### [Aim]
Write out the listing below in full and exactly, leaving out every picture.
------
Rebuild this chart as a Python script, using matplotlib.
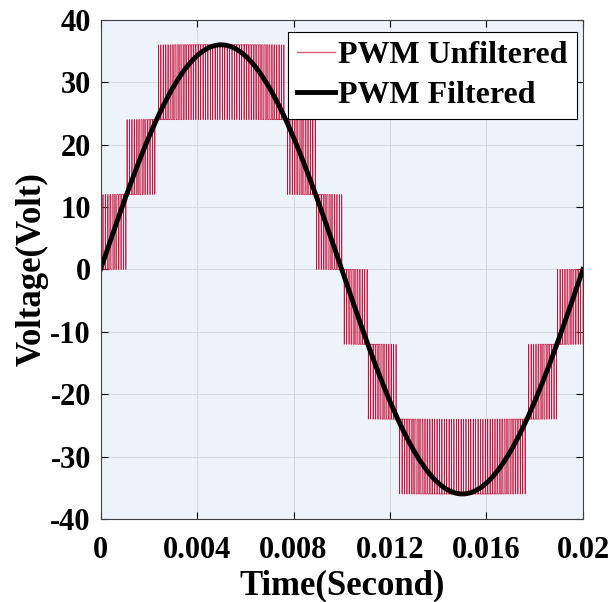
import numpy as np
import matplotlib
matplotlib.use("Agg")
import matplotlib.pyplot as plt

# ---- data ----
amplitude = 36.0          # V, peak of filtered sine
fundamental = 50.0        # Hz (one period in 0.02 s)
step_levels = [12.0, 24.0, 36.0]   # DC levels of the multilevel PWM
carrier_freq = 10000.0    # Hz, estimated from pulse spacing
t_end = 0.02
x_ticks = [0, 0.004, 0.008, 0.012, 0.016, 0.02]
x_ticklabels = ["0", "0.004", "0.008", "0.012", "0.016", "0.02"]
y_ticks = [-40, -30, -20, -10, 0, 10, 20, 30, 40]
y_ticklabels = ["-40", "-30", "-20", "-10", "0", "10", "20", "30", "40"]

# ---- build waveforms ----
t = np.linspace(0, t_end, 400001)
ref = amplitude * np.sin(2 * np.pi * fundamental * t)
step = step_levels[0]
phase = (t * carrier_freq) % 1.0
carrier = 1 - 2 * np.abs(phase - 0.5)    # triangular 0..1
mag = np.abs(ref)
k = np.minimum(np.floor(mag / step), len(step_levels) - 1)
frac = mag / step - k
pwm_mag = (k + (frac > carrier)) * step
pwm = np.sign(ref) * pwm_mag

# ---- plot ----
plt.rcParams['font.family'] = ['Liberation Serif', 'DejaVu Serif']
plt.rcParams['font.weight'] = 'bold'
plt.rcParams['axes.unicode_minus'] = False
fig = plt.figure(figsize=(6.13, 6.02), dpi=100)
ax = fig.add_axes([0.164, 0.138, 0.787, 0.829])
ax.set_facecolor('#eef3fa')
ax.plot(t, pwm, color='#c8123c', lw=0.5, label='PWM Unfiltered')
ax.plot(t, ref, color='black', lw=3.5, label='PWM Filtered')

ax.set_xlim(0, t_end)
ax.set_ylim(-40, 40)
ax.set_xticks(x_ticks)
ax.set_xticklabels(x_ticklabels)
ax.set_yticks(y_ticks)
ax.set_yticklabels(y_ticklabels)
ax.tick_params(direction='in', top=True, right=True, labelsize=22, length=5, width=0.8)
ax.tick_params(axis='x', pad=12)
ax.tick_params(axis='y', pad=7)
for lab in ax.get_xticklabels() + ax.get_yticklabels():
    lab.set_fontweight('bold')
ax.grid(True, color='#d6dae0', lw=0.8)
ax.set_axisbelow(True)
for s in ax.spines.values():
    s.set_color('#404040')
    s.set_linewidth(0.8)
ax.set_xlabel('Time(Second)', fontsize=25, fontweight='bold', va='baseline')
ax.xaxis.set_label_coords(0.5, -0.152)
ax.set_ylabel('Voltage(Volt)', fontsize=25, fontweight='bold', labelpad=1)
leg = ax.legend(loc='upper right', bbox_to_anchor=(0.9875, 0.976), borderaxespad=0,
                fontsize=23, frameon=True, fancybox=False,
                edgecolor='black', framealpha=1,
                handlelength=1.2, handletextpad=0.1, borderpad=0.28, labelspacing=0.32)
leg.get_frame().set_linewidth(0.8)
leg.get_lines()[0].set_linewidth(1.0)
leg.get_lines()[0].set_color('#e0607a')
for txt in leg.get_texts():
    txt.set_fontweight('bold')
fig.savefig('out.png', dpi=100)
------
### [Result for this exercise]
Rebuild this chart as a Python script, using matplotlib.
import numpy as np
import matplotlib
matplotlib.use("Agg")
import matplotlib.pyplot as plt

# ---- data ----
amplitude = 36.0          # V, peak of filtered sine
fundamental = 50.0        # Hz (one period in 0.02 s)
step_levels = [12.0, 24.0, 36.0]   # DC levels of the multilevel PWM
carrier_freq = 10000.0    # Hz, estimated from pulse spacing
t_end = 0.02
x_ticks = [0, 0.004, 0.008, 0.012, 0.016, 0.02]
x_ticklabels = ["0", "0.004", "0.008", "0.012", "0.016", "0.02"]
y_ticks = [-40, -30, -20, -10, 0, 10, 20, 30, 40]
y_ticklabels = ["-40", "-30", "-20", "-10", "0", "10", "20", "30", "40"]

# ---- build waveforms ----
t = np.linspace(0, t_end, 400001)
ref = amplitude * np.sin(2 * np.pi * fundamental * t)
step = step_levels[0]
phase = (t * carrier_freq) % 1.0
carrier = 1 - 2 * np.abs(phase - 0.5)    # triangular 0..1
mag = np.abs(ref)
k = np.minimum(np.floor(mag / step), len(step_levels) - 1)
frac = mag / step - k
pwm_mag = (k + (frac > carrier)) * step
pwm = np.sign(ref) * pwm_mag

# ---- plot ----
plt.rcParams['font.family'] = ['Liberation Serif', 'DejaVu Serif']
plt.rcParams['font.weight'] = 'bold'
plt.rcParams['axes.unicode_minus'] = False
fig = plt.figure(figsize=(6.13, 6.02), dpi=100)
ax = fig.add_axes([0.164, 0.138, 0.787, 0.829])
ax.set_facecolor('#eef3fa')
ax.plot(t, pwm, color='#c8123c', lw=0.5, label='PWM Unfiltered')
ax.plot(t, ref, color='black', lw=3.5, label='PWM Filtered')

ax.set_xlim(0, t_end)
ax.set_ylim(-40, 40)
ax.set_xticks(x_ticks)
ax.set_xticklabels(x_ticklabels)
ax.set_yticks(y_ticks)
ax.set_yticklabels(y_ticklabels)
ax.tick_params(direction='in', top=True, right=True, labelsize=22, length=5, width=0.8)
ax.tick_params(axis='x', pad=12)
ax.tick_params(axis='y', pad=7)
for lab in ax.get_xticklabels() + ax.get_yticklabels():
    lab.set_fontweight('bold')
ax.grid(True, color='#d6dae0', lw=0.8)
ax.set_axisbelow(True)
for s in ax.spines.values():
    s.set_color('#404040')
    s.set_linewidth(0.8)
ax.set_xlabel('Time(Second)', fontsize=25, fontweight='bold', va='baseline')
ax.xaxis.set_label_coords(0.5, -0.152)
ax.set_ylabel('Voltage(Volt)', fontsize=25, fontweight='bold', labelpad=1)
leg = ax.legend(loc='upper right', bbox_to_anchor=(0.9875, 0.976), borderaxespad=0,
                fontsize=23, frameon=True, fancybox=False,
                edgecolor='black', framealpha=1,
                handlelength=1.2, handletextpad=0.1, borderpad=0.28, labelspacing=0.32)
leg.get_frame().set_linewidth(0.8)
leg.get_lines()[0].set_linewidth(1.0)
leg.get_lines()[0].set_color('#e0607a')
for txt in leg.get_texts():
    txt.set_fontweight('bold')
fig.savefig('out.png', dpi=100)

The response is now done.